One of the aspects that really make this game stand out from the crowd is how it uses the “walkie-talkie” mechanism to have players communicate with each other while being physically separated. It sometimes forces players to discuss funny or awkward things in order to solve a puzzle. “Designing games is like making a recipe. You know all the ingredients, but you just have to come up with the right combination of flavors that create that great unique taste”, says Geoff van den Ouden, producer of the game. “But when creating a “We Were Here” game we actually go a step further. We don’t just come up with a recipe, we actually think about the discussion people will have at the table while eating the dish and take that into account during the design of the game.”
Because voice communication is such an important part of the game, Total Mayhem Games teamed up with Agora, a real-time engagement company, to provide the best voice quality and service stability on the market. “Integrating voice and video capabilities into a game like this isn’t easy and it requires a scalable and dedicated network,” said Agora SVP of Marketing and Ecosystems, Virginia Liu. “If the players are to be able to successfully communicate with one another to escape the castle, they need to be able to talk through the puzzles without glitches or freezing.
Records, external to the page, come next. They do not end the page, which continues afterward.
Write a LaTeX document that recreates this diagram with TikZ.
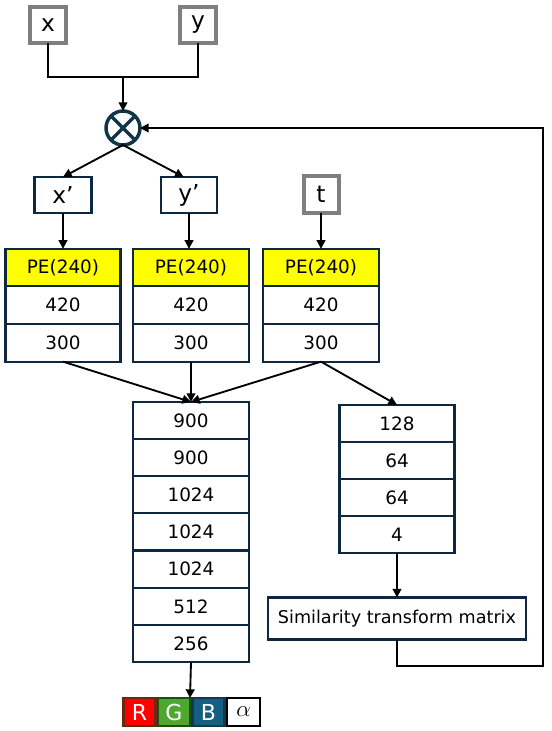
\documentclass[tikz,border=0pt]{standalone}
\usepackage{fontspec}
\setmainfont{DejaVu Sans}
\usetikzlibrary{arrows.meta,positioning}
\definecolor{navy}{HTML}{0E2841}
\definecolor{ring}{HTML}{0F3547}
\definecolor{boxgray}{HTML}{7F7F7F}
\definecolor{peyellow}{HTML}{FFFF00}
\definecolor{rred}{HTML}{FF0000}
\definecolor{rborder}{HTML}{6B2A10}
\definecolor{ggreen}{HTML}{4EA72E}
\definecolor{gborder}{HTML}{1E4D12}
\definecolor{bblue}{HTML}{156082}
\definecolor{bborder}{HTML}{0E3A4A}
\tikzset{
  cell/.style={draw=navy, line width=1.6pt, fill=white, inner sep=0pt, outer sep=0pt,
    minimum width=#1*0.75pt, minimum height=37.3*0.75pt,
    font=\fontsize{13.8}{16}\selectfont},
  cell/.default=116,
  pecell/.style={cell=#1, fill=peyellow},
  pecell/.default=116,
  inbox/.style={draw=boxgray, line width=3pt, fill=white, inner sep=0pt, outer sep=0pt,
    minimum width=36*0.75pt, minimum height=36*0.75pt,
    font=\fontsize{17.5}{19}\selectfont},
  primebox/.style={draw=navy, line width=1.6pt, fill=white, inner sep=0pt, outer sep=0pt,
    minimum width=#1*0.75pt, minimum height=36*0.75pt,
    font=\fontsize{17.5}{19}\selectfont},
  chan/.style={line width=1.6pt, inner sep=0pt, outer sep=0pt,
    minimum width=32*0.75pt, minimum height=28*0.75pt,
    font=\fontsize{16.5}{18}\selectfont},
  arr/.style={line width=1.4pt, -{Triangle[length=6.5pt,width=6.5pt]}},
  ln/.style={line width=1.4pt},
}
\begin{document}
\begin{tikzpicture}[x=0.75pt,y=-0.75pt]
\useasboundingbox (0,0) rectangle (551,731);
% inputs
\node[inbox] (x) at (48,25) {x};
\node[inbox] (y) at (198,25) {y};
\coordinate (join) at (123,77);
% multiply
\node[circle, draw=ring, line width=2.6pt, minimum size=34*0.75pt, inner sep=0pt, outer sep=0pt, fill=white] (circ) at (123,128) {};
\draw[ring, line width=2.6pt] (circ.45) -- (circ.225);
\draw[ring, line width=2.6pt] (circ.135) -- (circ.315);
% primed
\node[primebox=57] (xp) at (63,195) {x’};
\node[primebox=56] (yp) at (189,195) {y’};
\node[inbox, minimum width=35*0.75pt, minimum height=37*0.75pt] (t) at (321,194.5) {t};
% PE columns
\node[pecell=115] (a1) at (63,267.5) {PE(240)};
\node[cell=115] (a2) at (63,305) {420};
\node[cell=115] (a3) at (63,343) {300};
\node[pecell] (p1) at (191,267.5) {PE(240)};
\node[cell] (p2) at (191,305) {420};
\node[cell] (p3) at (191,343) {300};
\node[pecell] (q1) at (321,267.5) {PE(240)};
\node[cell] (q2) at (321,305) {420};
\node[cell] (q3) at (321,343) {300};
% big column
\node[cell] (b1) at (191,420.6) {900};
\node[cell] (b2) at (191,457.7) {900};
\node[cell] (b3) at (191,494.9) {1024};
\node[cell] (b4) at (191,532) {1024};
\node[cell] (b5) at (191,569.1) {1024};
\node[cell] (b6) at (191,606.3) {512};
\node[cell] (b7) at (191,643.4) {256};
% right column
\node[cell=115] (r1) at (397,423.5) {128};
\node[cell=115] (r2) at (397,460.5) {64};
\node[cell=115] (r3) at (397,497.5) {64};
\node[cell=115] (r4) at (397,534.5) {4};
\node[cell=258, minimum height=42*0.75pt, font=\fontsize{13.2}{15}\selectfont] (sim) at (397,618.5) {Similarity transform matrix};
% RGB alpha
\node[chan, draw=rborder, fill=rred, text=white] (cR) at (139.5,712) {R};
\node[chan, draw=gborder, fill=ggreen, text=white] (cG) at (174,712) {G};
\node[chan, draw=bborder, fill=bblue, text=white] (cB) at (208.5,712) {B};
\node[chan, draw=black, fill=white, minimum width=33*0.75pt, font=\fontsize{19}{20}\selectfont] (cA) at (243.5,712) {$\alpha$};
\coordinate (fb) at (543,666);
% connectors
\draw[ln] (x.south) |- (join);
\draw[ln] (y.south) |- (join);
\draw[arr] (join) -- (circ.north);
\draw[arr] (circ.south) -- (xp.north);
\draw[arr] (circ.south) -- ([xshift=-4pt]yp.north);
\draw[arr] (xp.south) -- (a1.north);
\draw[arr] (yp.south) -- (yp.south |- p1.north);
\draw[arr] (t.south) -- (q1.north);
\draw[arr] (a3.south) -- (b1.north);
\draw[arr] (p3.south) -- (b1.north);
\draw[arr] (q3.south) -- (b1.north);
\draw[arr] (q3.south) -- (r1.north);
\draw[arr] (r4.south) -- (sim.north);
\draw[arr] (sim.south) |- (fb) |- (circ.east);
\draw[arr] (b7.south) -- (cG.north east);
\end{tikzpicture}
\end{document}
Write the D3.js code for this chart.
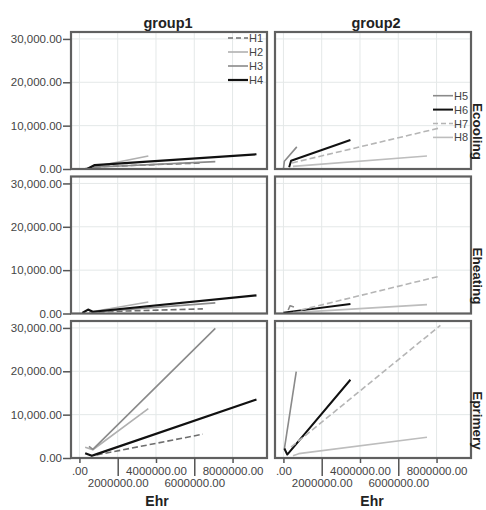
<!DOCTYPE html>
<html><head><meta charset="utf-8">
<script src="https://cdn.jsdelivr.net/npm/d3@7/dist/d3.min.js"></script>
<style>
body{margin:0;background:#fff;}
svg text{font-family:"Liberation Sans",Arial,sans-serif;}
</style></head>
<body><svg id="c" width="486" height="510"></svg>
<script>
// ---- data ----
const columns = ["group1", "group2"];
const rows = ["Ecooling", "Eheating", "Eprimery"];
const legend1 = ["H1", "H2", "H3", "H4"];
const legend2 = ["H5", "H6", "H7", "H8"];
const yTicks = [0, 10000, 20000, 30000];
const yTickLabels = ["0.00", "10,000.00", "20,000.00", "30,000.00"];
const xTicks = [0, 2000000, 4000000, 6000000, 8000000];
const xTickLabels = [".00", "2000000.00", "4000000.00", "6000000.00", "8000000.00"];

// [Ehr, value] points per series, per panel
const group1_Ecooling = {
  H1: [[800000, 500], [6400000, 1400]],
  H2: [[300000, 100], [3600000, 3000]],
  H3: [[700000, 400], [7100000, 1700]],
  H4: [[400000, 0], [800000, 900], [9250000, 3400]]
};
const group2_Ecooling = {
  H5: [[0, 0], [50000, 1800], [700000, 5100]],
  H6: [[300000, 400], [400000, 1900], [3500000, 6700]],
  H7: [[450000, 1400], [8200000, 9500]],
  H8: [[500000, 600], [7500000, 3000]]
};
const group1_Eheating = {
  H1: [[1000000, 400], [6450000, 1070]],
  H2: [[500000, 300], [3600000, 2650]],
  H3: [[600000, 300], [7100000, 2450]],
  H4: [[150000, 100], [450000, 900], [700000, 400], [9250000, 4170]]
};
const group2_Eheating = {
  H5: [[250000, 800], [350000, 1800], [550000, 1500]],
  H6: [[0, 200], [3500000, 2200]],
  H7: [[900000, 800], [8200000, 8650]],
  H8: [[500000, 200], [7500000, 2050]]
};
const group1_Eprimery = {
  H1: [[900000, 700], [6450000, 5500]],
  H2: [[300000, 2500], [700000, 1900], [3600000, 11400]],
  H3: [[500000, 2700], [700000, 2000], [7100000, 29900]],
  H4: [[300000, 1100], [650000, 500], [900000, 900], [9250000, 13500]]
};
const group2_Eprimery = {
  H5: [[50000, 2100], [670000, 19900]],
  H6: [[50000, 2200], [200000, 800], [3500000, 18050]],
  H7: [[400000, 2500], [8200000, 30600]],
  H8: [[500000, 500], [800000, 1000], [7500000, 4770]]
};
const panelData = {
  group1: { Ecooling: group1_Ecooling, Eheating: group1_Eheating, Eprimery: group1_Eprimery },
  group2: { Ecooling: group2_Ecooling, Eheating: group2_Eheating, Eprimery: group2_Eprimery }
};

// ---- styles ----
const style = {
  H1: { c: "#6e6e6e", w: 1.6, d: "6,3" },
  H2: { c: "#b0b0b0", w: 1.6, d: null },
  H3: { c: "#8a8a8a", w: 1.6, d: null },
  H4: { c: "#111111", w: 2.2, d: null },
  H5: { c: "#8a8a8a", w: 1.6, d: null },
  H6: { c: "#111111", w: 2.0, d: null },
  H7: { c: "#b5b5b5", w: 1.6, d: "6,3" },
  H8: { c: "#bdbdbd", w: 1.6, d: null }
};

const svg = d3.select("#c");
const colLeft = [71, 275];
const panelW = 196;
const rowTop = [32, 176.5, 321];
const panelH = 137;

const x = d3.scaleLinear().domain([-440000, 9800000]).range([0, panelW]);
const y = d3.scaleLinear().domain([0, 31600]).range([panelH, 0]);
const line = d3.line().x(d => x(d[0])).y(d => y(d[1]));

columns.forEach((col, ci) => {
  rows.forEach((row, ri) => {
    const g = svg.append("g").attr("transform", `translate(${colLeft[ci]},${rowTop[ri]})`);
    g.append("rect").attr("width", panelW).attr("height", panelH).attr("fill", "#fff");
    // grid
    g.selectAll(".vg").data(xTicks).enter().append("line")
      .attr("x1", d => x(d)).attr("x2", d => x(d)).attr("y1", 0).attr("y2", panelH)
      .attr("stroke", "#e4e8e8").attr("stroke-width", 1);
    g.selectAll(".hg").data(yTicks).enter().append("line")
      .attr("y1", d => y(d)).attr("y2", d => y(d)).attr("x1", 0).attr("x2", panelW)
      .attr("stroke", "#e4e8e8").attr("stroke-width", 1);
    // lines
    const data = panelData[col][row];
    const clipId = `clip${ci}${ri}`;
    g.append("clipPath").attr("id", clipId).append("rect").attr("width", panelW).attr("height", panelH);
    const lg = g.append("g").attr("clip-path", `url(#${clipId})`);
    Object.keys(data).forEach(k => {
      const s = style[k];
      lg.append("path").datum(data[k]).attr("d", line)
        .attr("fill", "none").attr("stroke", s.c).attr("stroke-width", s.w)
        .attr("stroke-dasharray", s.d).attr("stroke-linejoin", "round");
    });
    // border
    g.append("rect").attr("width", panelW).attr("height", panelH)
      .attr("fill", "none").attr("stroke", "#606060").attr("stroke-width", 2.2);

    // y axis on left column
    if (ci === 0) {
      const ya = d3.axisLeft(y).tickValues(yTicks).tickFormat((d, i) => yTickLabels[i]).tickSize(8).tickPadding(1);
      const ag = g.append("g").call(ya);
      ag.select(".domain").remove();
      ag.selectAll("line").attr("stroke", "#555").attr("stroke-width", 1.5);
      ag.selectAll("text").attr("fill", "#444").style("font-size", "11.5px");
    }
    // x axis on bottom row
    if (ri === rows.length - 1) {
      const xa = d3.axisBottom(x).tickValues(xTicks).tickFormat((d, i) => xTickLabels[i]).tickSize(0);
      const ag = g.append("g").attr("transform", `translate(0,${panelH})`).call(xa);
      ag.select(".domain").remove();
      ag.selectAll(".tick").each(function (d, i) {
        const t = d3.select(this);
        const long = i % 2 === 1;
        t.select("line").attr("y2", long ? 18 : 5).attr("stroke", "#555").attr("stroke-width", 1.5);
        t.select("text").attr("y", long ? 21 : 9).attr("fill", "#444").style("font-size", "11.5px");
      });
    }
    // right strip label
    if (ci === columns.length - 1) {
      svg.append("text")
        .attr("transform", `translate(473,${rowTop[ri] + panelH / 2 + 31}) rotate(90)`)
        .attr("text-anchor", "middle").attr("font-weight", "bold").style("font-size", "13.5px")
        .attr("fill", "#222").text(row);
    }
  });
  // column title
  svg.append("text").attr("x", colLeft[ci] + panelW / 2 + (ci === 0 ? -1 : 3)).attr("y", 28)
    .attr("text-anchor", "middle").attr("font-weight", "bold").style("font-size", "14.5px")
    .attr("fill", "#222").text(col);
  // x title
  svg.append("text").attr("x", ci === 0 ? 157 : 372).attr("y", 506)
    .attr("text-anchor", "middle").attr("font-weight", "bold").style("font-size", "14px")
    .attr("fill", "#222").text("Ehr");
});

// legends
function drawLegend(items, lx, ly, dy) {
  items.forEach((k, i) => {
    const s = style[k];
    const yy = ly + i * dy;
    svg.append("line").attr("x1", lx).attr("x2", lx + 20).attr("y1", yy).attr("y2", yy)
      .attr("stroke", s.c).attr("stroke-width", s.w).attr("stroke-dasharray", s.d ? "5,3" : null);
    svg.append("text").attr("x", lx + 21).attr("y", yy + 4).style("font-size", "11px")
      .attr("fill", "#444").text(k);
  });
}
drawLegend(legend1, 228, 38, 14);
drawLegend(legend2, 433, 95.7, 13.9);
</script></body></html>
That’s where we come in to deliver a seamless and life-like end-user experience that answers the call for meaningful engagement.”
Despite the numerous ways coronavirus is affecting our everyday lives and upending our sense of normalcy, it is in times like these we learn to appreciate interacting with our loved ones in new ways. Gaming, which was once a passive form of entertainment for most, has transformed into a mental health lifeline for many. Be well and game on!